Though you may not have heard of Dogecoin, it is an alternative cryptocurrency altcoin that is
kind of an inside joke on the internet. And since Dogecoin's price is a clear indicator of speculative
behavior, if we look at the correlation between Dogecoin and Bitcoin, we can get a better feel for how
much speculation might be occurring in Bitcoin at any point in time. As you can see, over the last
three years, the correlation between Doge and Bitcoin has been quite high, with the most recent
correlation reading around 0.8. But if we compare Dogecoin to gold, we can see that the correlation
between their prices tends to center around zero. This is just more evidence that Bitcoin is
associated with speculative activity and will continue to behave like a speculative asset in the future.
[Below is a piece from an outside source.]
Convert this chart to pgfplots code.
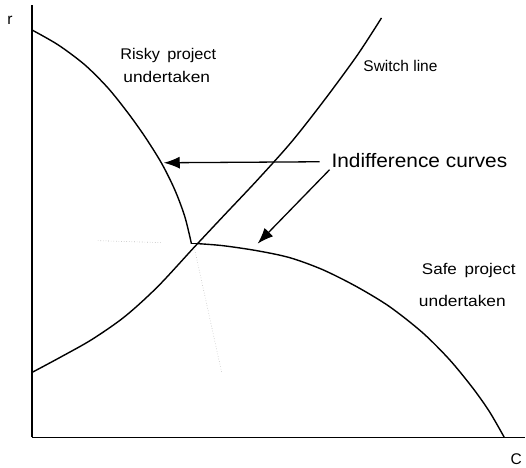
\documentclass[border=0pt]{standalone}
\usepackage{pgfplots}
\pgfplotsset{compat=1.18}
\usepackage{graphicx}
\usepackage{fontspec}
\setmainfont{Liberation Sans}
\usetikzlibrary{arrows.meta}
\begin{document}
\begin{tikzpicture}
\begin{axis}[
  scale only axis, width=494pt, height=433pt,
  xmin=32, xmax=526, ymin=30, ymax=463,
  axis lines=left, axis line style={-, line width=1.5pt},
  xtick=\empty, ytick=\empty, clip=false,
]
% bounding region
\path (axis cs:0,0) rectangle (axis cs:526,468);
% risky indifference curve
\addplot[black, line width=1.4pt, smooth, tension=0.5] coordinates {
 (32,438) (58.3,423) (85,403) (108.3,379.7) (128.3,354.7) (145,331.3) (161.7,304.7) (175,278) (185,251.3) (191.7,224)};
\addplot[black, line width=1.4pt] coordinates {(191.7,224) (198,224)};
% safe indifference curve
\addplot[black, line width=1.4pt, smooth, tension=0.5] coordinates {
 (198,224) (223,222) (257,217) (290,210) (323,198) (357,181) (390,161) (423,135) (450,108) (473,80) (490,56) (505,30)};
% switch line
\addplot[black, line width=1.4pt, smooth, tension=0.5] coordinates {
 (32,95) (60,110) (92,128) (125,151) (158,181) (195,221) (225,253) (258,288) (292,326) (325,368) (358,413) (382,450)};
% faint dotted lines
\addplot[gray!60, dotted, line width=0.6pt] coordinates {(98,227) (162,225)};
\addplot[gray!50, dotted, line width=0.6pt] coordinates {(195,218) (222,95)};
% arrows
\addplot[black, line width=1.3pt, -{Latex[length=16pt,width=12pt]}] coordinates {(320,306) (164,305)};
\addplot[black, line width=1.3pt, -{Latex[length=16pt,width=12pt]}] coordinates {(330,298) (258,224)};
% labels
\node[anchor=base] at (axis cs:168.5,408) {\fontsize{15.5}{18}\selectfont\scalebox{1.05}[1]{Risky\hspace{0.45em}project}};
\node[anchor=base] at (axis cs:167,385) {\fontsize{15.5}{18}\selectfont\scalebox{1.12}[1]{undertaken}};
\node[anchor=base] at (axis cs:401,396) {\fontsize{15.5}{18}\selectfont Switch line};
\node[anchor=base] at (axis cs:420,300) {\fontsize{19.5}{22}\selectfont\scalebox{1.07}[1]{Indifference curves}};
\node[anchor=base] at (axis cs:469.5,193) {\fontsize{15.5}{18}\selectfont\scalebox{1.1}[1]{Safe\hspace{0.45em}project}};
\node[anchor=base] at (axis cs:463,161) {\fontsize{15.5}{18}\selectfont\scalebox{1.12}[1]{undertaken}};
\node[anchor=base] at (axis cs:10,443) {\fontsize{15.5}{18}\selectfont r};
\node[anchor=base] at (axis cs:517,3) {\fontsize{15.5}{18}\selectfont C};
\end{axis}
\end{tikzpicture}
\end{document}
Is there a right way to invest in Bitcoin?
Though I have changed my mind on Bitcoin, I haven't necessarily changed my view on how one should
invest in it.
I believe the only prudent way to invest in this asset class without any long-term negative
repercussions is to hold no more than 2% of your portfolio in it.
I wouldn't recommend this approach for everyone, but it may work for some people.
By limiting your exposure to 2% of your portfolio, you're unlikely to get rich, but you're
unlikely to go bankrupt either.
Why 2%?
This was the allocation I got when I worked out the optimal portfolio back in October
2017. Anything more than 2% adds too much risk per unit return to your portfolio, and anything
less than 2% reduces your returns per unit risk too much. Of course, the optimal portfolio
is the best solution for the past, not the future. Either way, I don't see the harm in a 2%
allocation, but please do your own research first. The biggest risk I see to owning Bitcoin
going forward isn't a price crash, which is inevitable, but the possibility of a government
ban on ownership. This might seem outlandish, but in April 1933, the U.S. government banned the
ownership of gold bullion and coinage for all U.S. citizens. The reasons for that ban are very different
from a Bitcoin ban that could happen today. But with the recent Securities and Exchange Commission
complaint against Ripple, I wouldn't rule it out completely. Lastly, I might be wrong on many things
I've stated today or in the past, but I don't blog so that I can be right. I do it so I can learn
more about investing and get closer to the truth. As economist John Maynard Keynes or Paul Samuelson
supposedly said, when the facts change, I change my mind. What do you do, sir? So I know a lot of
you guys who are listening won't agree with a lot of the substance or some of the continued
critiques or skepticism or certainly the 2% allocation. But I think the point in why I wanted to
read these to you is that we're going to see a lot of this sort of sentiment change where
people aren't ready to become full-on Michael Saylars, but they have to acknowledge that through
sheer force of will and manifestation, this thing is now unignorable. And you have to think that
for every one person who's willing to say and change their mind publicly, there are hundreds,
if not thousands more having similar feelings, but who aren't in the public light and not putting
their sentiment out. You have to think that many of those folks will be the people who, when Bitcoin
does inevitably retrace, buy every dip on the way down and then again back up because they feel
like they were a little bit late to the party. Anyways, guys, I hope you're having a great weekend. I
appreciate you listening, and until tomorrow, be safe and take care of each other. Peace.